*Problem details*
Write the records out again exactly, leaving no images in.

*Material shown*

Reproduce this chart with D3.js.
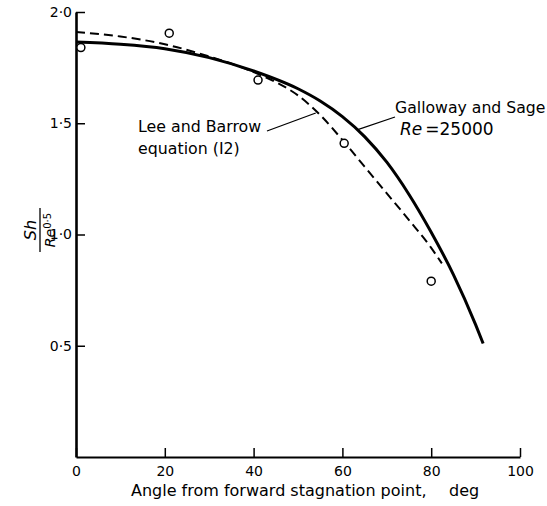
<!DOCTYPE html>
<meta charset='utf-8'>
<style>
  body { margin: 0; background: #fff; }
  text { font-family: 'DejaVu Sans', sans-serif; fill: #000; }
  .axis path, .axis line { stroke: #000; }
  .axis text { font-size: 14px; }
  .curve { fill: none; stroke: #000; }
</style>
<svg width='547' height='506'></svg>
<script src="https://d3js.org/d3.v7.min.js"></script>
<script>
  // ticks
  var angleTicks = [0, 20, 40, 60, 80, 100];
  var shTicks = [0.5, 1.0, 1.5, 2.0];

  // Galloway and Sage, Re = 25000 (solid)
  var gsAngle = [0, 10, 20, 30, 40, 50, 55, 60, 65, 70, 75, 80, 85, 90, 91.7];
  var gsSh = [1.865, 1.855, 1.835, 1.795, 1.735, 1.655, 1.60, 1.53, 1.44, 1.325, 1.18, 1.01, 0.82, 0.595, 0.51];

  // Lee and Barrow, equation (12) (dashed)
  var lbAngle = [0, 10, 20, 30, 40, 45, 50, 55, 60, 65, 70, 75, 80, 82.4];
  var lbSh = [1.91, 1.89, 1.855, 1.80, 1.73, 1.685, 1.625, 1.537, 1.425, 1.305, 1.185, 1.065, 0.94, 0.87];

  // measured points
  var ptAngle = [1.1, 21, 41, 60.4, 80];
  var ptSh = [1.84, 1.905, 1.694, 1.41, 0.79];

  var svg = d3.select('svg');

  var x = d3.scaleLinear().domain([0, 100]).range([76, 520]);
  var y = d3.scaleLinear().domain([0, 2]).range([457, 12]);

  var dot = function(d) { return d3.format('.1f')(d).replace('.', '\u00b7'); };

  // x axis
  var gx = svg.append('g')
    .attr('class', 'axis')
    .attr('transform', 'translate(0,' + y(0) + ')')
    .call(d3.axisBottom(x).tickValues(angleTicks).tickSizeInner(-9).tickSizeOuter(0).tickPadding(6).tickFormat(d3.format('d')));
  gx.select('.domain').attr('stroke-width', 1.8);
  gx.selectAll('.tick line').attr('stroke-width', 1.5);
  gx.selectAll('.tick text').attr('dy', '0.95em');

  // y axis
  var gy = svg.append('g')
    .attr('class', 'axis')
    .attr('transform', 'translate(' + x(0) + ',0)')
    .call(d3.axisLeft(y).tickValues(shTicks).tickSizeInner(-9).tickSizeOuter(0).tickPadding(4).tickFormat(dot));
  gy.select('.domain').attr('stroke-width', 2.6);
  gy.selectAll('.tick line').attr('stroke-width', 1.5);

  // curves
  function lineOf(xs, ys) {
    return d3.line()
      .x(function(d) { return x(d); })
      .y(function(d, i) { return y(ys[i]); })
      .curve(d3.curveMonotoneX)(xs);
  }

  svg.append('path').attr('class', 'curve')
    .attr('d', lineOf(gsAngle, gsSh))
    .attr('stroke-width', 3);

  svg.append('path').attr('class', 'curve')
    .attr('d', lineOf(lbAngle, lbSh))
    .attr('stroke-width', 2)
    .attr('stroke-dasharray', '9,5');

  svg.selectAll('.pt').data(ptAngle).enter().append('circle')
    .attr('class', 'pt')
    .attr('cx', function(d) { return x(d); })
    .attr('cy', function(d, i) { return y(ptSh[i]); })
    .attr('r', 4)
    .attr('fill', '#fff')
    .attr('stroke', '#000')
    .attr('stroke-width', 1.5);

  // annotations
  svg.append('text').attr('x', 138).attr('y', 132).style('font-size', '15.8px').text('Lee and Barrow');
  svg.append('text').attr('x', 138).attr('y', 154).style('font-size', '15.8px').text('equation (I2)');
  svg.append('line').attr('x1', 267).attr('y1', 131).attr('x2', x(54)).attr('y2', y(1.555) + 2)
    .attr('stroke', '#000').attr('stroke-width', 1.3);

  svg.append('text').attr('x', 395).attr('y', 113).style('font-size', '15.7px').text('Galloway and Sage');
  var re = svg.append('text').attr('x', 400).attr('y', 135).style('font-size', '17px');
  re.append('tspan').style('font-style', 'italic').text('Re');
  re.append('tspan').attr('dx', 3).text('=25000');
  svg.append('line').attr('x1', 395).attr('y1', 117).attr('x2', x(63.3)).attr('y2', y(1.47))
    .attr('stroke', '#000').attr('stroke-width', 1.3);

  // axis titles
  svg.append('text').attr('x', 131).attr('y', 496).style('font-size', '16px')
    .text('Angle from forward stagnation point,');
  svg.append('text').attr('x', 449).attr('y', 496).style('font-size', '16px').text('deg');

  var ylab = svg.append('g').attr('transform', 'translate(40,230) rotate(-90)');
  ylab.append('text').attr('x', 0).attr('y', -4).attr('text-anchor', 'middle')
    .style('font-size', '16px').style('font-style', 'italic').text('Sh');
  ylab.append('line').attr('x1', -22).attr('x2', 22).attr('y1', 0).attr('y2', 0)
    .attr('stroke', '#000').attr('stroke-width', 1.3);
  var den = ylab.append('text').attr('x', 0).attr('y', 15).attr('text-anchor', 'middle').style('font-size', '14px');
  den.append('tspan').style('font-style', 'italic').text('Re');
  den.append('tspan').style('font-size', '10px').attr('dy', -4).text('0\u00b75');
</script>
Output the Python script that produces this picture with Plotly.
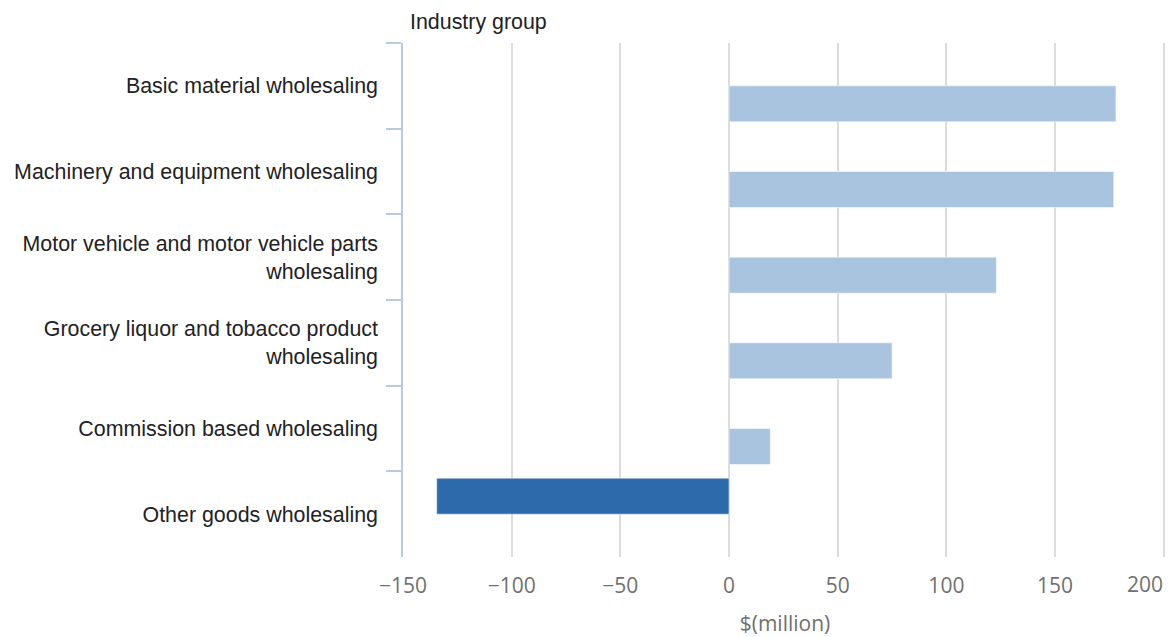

*The solution*
Reproduce this chart with D3.js.
<!DOCTYPE html>
<meta charset='utf-8'>
<style>
  body { margin: 0; background: #fff; }
  text { font-family: 'DejaVu Sans', sans-serif; fill: #000; }
  .axis path, .axis line { stroke: #000; }
  .axis text { font-size: 14px; }
  .curve { fill: none; stroke: #000; }
</style>
<svg width='547' height='506'></svg>
<script src="https://d3js.org/d3.v7.min.js"></script>
<script>
  // ticks
  var angleTicks = [0, 20, 40, 60, 80, 100];
  var shTicks = [0.5, 1.0, 1.5, 2.0];

  // Galloway and Sage, Re = 25000 (solid)
  var gsAngle = [0, 10, 20, 30, 40, 50, 55, 60, 65, 70, 75, 80, 85, 90, 91.7];
  var gsSh = [1.865, 1.855, 1.835, 1.795, 1.735, 1.655, 1.60, 1.53, 1.44, 1.325, 1.18, 1.01, 0.82, 0.595, 0.51];

  // Lee and Barrow, equation (12) (dashed)
  var lbAngle = [0, 10, 20, 30, 40, 45, 50, 55, 60, 65, 70, 75, 80, 82.4];
  var lbSh = [1.91, 1.89, 1.855, 1.80, 1.73, 1.685, 1.625, 1.537, 1.425, 1.305, 1.185, 1.065, 0.94, 0.87];

  // measured points
  var ptAngle = [1.1, 21, 41, 60.4, 80];
  var ptSh = [1.84, 1.905, 1.694, 1.41, 0.79];

  var svg = d3.select('svg');

  var x = d3.scaleLinear().domain([0, 100]).range([76, 520]);
  var y = d3.scaleLinear().domain([0, 2]).range([457, 12]);

  var dot = function(d) { return d3.format('.1f')(d).replace('.', '\u00b7'); };

  // x axis
  var gx = svg.append('g')
    .attr('class', 'axis')
    .attr('transform', 'translate(0,' + y(0) + ')')
    .call(d3.axisBottom(x).tickValues(angleTicks).tickSizeInner(-9).tickSizeOuter(0).tickPadding(6).tickFormat(d3.format('d')));
  gx.select('.domain').attr('stroke-width', 1.8);
  gx.selectAll('.tick line').attr('stroke-width', 1.5);
  gx.selectAll('.tick text').attr('dy', '0.95em');

  // y axis
  var gy = svg.append('g')
    .attr('class', 'axis')
    .attr('transform', 'translate(' + x(0) + ',0)')
    .call(d3.axisLeft(y).tickValues(shTicks).tickSizeInner(-9).tickSizeOuter(0).tickPadding(4).tickFormat(dot));
  gy.select('.domain').attr('stroke-width', 2.6);
  gy.selectAll('.tick line').attr('stroke-width', 1.5);

  // curves
  function lineOf(xs, ys) {
    return d3.line()
      .x(function(d) { return x(d); })
      .y(function(d, i) { return y(ys[i]); })
      .curve(d3.curveMonotoneX)(xs);
  }

  svg.append('path').attr('class', 'curve')
    .attr('d', lineOf(gsAngle, gsSh))
    .attr('stroke-width', 3);

  svg.append('path').attr('class', 'curve')
    .attr('d', lineOf(lbAngle, lbSh))
    .attr('stroke-width', 2)
    .attr('stroke-dasharray', '9,5');

  svg.selectAll('.pt').data(ptAngle).enter().append('circle')
    .attr('class', 'pt')
    .attr('cx', function(d) { return x(d); })
    .attr('cy', function(d, i) { return y(ptSh[i]); })
    .attr('r', 4)
    .attr('fill', '#fff')
    .attr('stroke', '#000')
    .attr('stroke-width', 1.5);

  // annotations
  svg.append('text').attr('x', 138).attr('y', 132).style('font-size', '15.8px').text('Lee and Barrow');
  svg.append('text').attr('x', 138).attr('y', 154).style('font-size', '15.8px').text('equation (I2)');
  svg.append('line').attr('x1', 267).attr('y1', 131).attr('x2', x(54)).attr('y2', y(1.555) + 2)
    .attr('stroke', '#000').attr('stroke-width', 1.3);

  svg.append('text').attr('x', 395).attr('y', 113).style('font-size', '15.7px').text('Galloway and Sage');
  var re = svg.append('text').attr('x', 400).attr('y', 135).style('font-size', '17px');
  re.append('tspan').style('font-style', 'italic').text('Re');
  re.append('tspan').attr('dx', 3).text('=25000');
  svg.append('line').attr('x1', 395).attr('y1', 117).attr('x2', x(63.3)).attr('y2', y(1.47))
    .attr('stroke', '#000').attr('stroke-width', 1.3);

  // axis titles
  svg.append('text').attr('x', 131).attr('y', 496).style('font-size', '16px')
    .text('Angle from forward stagnation point,');
  svg.append('text').attr('x', 449).attr('y', 496).style('font-size', '16px').text('deg');

  var ylab = svg.append('g').attr('transform', 'translate(40,230) rotate(-90)');
  ylab.append('text').attr('x', 0).attr('y', -4).attr('text-anchor', 'middle')
    .style('font-size', '16px').style('font-style', 'italic').text('Sh');
  ylab.append('line').attr('x1', -22).attr('x2', 22).attr('y1', 0).attr('y2', 0)
    .attr('stroke', '#000').attr('stroke-width', 1.3);
  var den = ylab.append('text').attr('x', 0).attr('y', 15).attr('text-anchor', 'middle').style('font-size', '14px');
  den.append('tspan').style('font-style', 'italic').text('Re');
  den.append('tspan').style('font-size', '10px').attr('dy', -4).text('0\u00b75');
</script>
Output the Python script that produces this picture with Plotly.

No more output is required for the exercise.